Nothing she saw, from the crystal ball reader to the tarot card vendor, seemed to have anything to do with the voices or connected to that overwhelming sense of the awe and wonder of the creator and the connected intersections of the people around her. The fair around her seemed mercenary, frantic, restless, unconnected.
“Fun, isn’t it?” a voice said to her side, and she turned to look at the dark haired middle aged woman, in the dark pants and bright shirt with a quiet, sensible, pair of shoes on her feet. “All this panoply.”
Isabelle shrugged her thin shoulders and stuffed her hands into the back pocket of her worn jeans. “I guess.”
The woman looked at her for a very long time, seeming to see beyond the teenager to the questions she hid, and then nodded, still smiling. “Not into angel guides and crystal channeling, are you?”
She shrugged again, not wanting to hurt the feelings of this stranger if she was into it. “Not…really,” was all she said.
“Why don’t you and I have a cup of coffee at the cafe there, and you tell me what you are looking for, then. Sometimes I have a bit of luck with that. Finding what people are looking for, I mean.”
Isabella wasn’t sure why she followed the woman off to the side of the room where the bored women in orange and brown polyester chatted in Spanish as they poured hot water and coffee. Somehow, coffee seemed like a neutral idea. She couldn’t imagine something important happening in the brightly lit cafe sectioned off by blue nylon curtains. The excited chattering women in front of them took hot water for their Celestial Seasonings teas, and started enthusiastically showing off their tarot card collections.
Mona smiled as she carried her cup of coffee and orange over to an empty table. “I like the tarot cards myself,” she said after introducing herself. “The art is usually so beautiful. But the power isn’t in the cards, and not everyone understands that.”
Cradling her coffee as she sat down, Isabella just sighed. “Sometimes, I think that people who use the cards want the easy way, the way that gives them what they want but doesn’t change them, not inside. Real power doesn’t work like that.”
“No,” agreed Mona, sipping her coffee. “It doesn’t. It isn’t that easy, but it can be beautiful. It helps when the seeker is grounded, and centered. You need to understand and respect your own boundaries, and to know and to deal with your own pains and hurts first. Otherwise, you project the things you don’t accept about yourself onto others, and do harm. The first rule, the one all of us with power must learn, is to do no harm.”
“But, is it important–all this stuff? The crystals, the tarot, the knives and herbs and spells and stuff, I mean?
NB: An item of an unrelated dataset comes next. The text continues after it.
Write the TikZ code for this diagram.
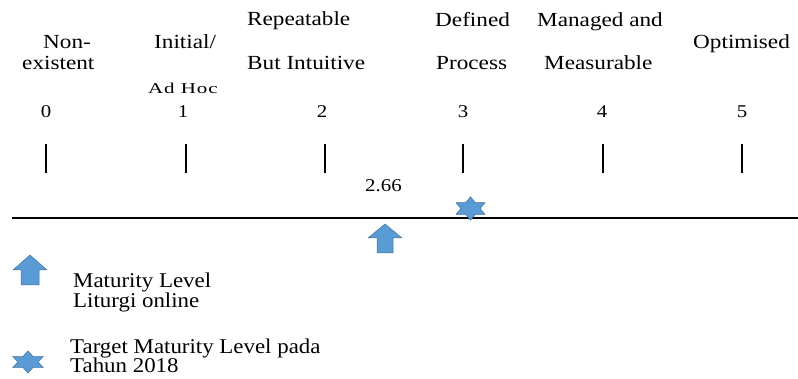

Does all this stuff help make the power make sense?” Her voice was hesitant as she asked, carefully cradling her cup of coffee between her hands.
Mona smiled. “For the right person, the tools can be a useful focus point, a way to understand and organize their universe and explain how their world differs from the way others see it.” She looked around. “Just like wearing symbols like the pentagon, or the cross, are symbols for others to see and understand that these are people who don’t organize their world the way others expect.”
“What about the ones who …. don’t need .. or want the … toys? Where do they fit in all of this? Or, do they fit?” And Mona nodded slowly, hearing the question that the girl with the dark blue eyes wasn’t asking.
Mona smiled, and the girl sensed that this woman understood the power in a very practical way, and had experienced the touch of the divine. “Each of us finds our own way.” Then, Mona grinned as she looked around the room. “We come and sift through all of this to find that one connection that called us here. It helps to not take it all so seriously.” She peeled her orange, offering a small piece to Isabella. “To remember the joy in the connections between us, and the holy that calls us together, no matter what name we give it. It helps, too, not to take it all so seriously. And to remember, sometimes, that the whole point can be the beauty in the art on the cards.”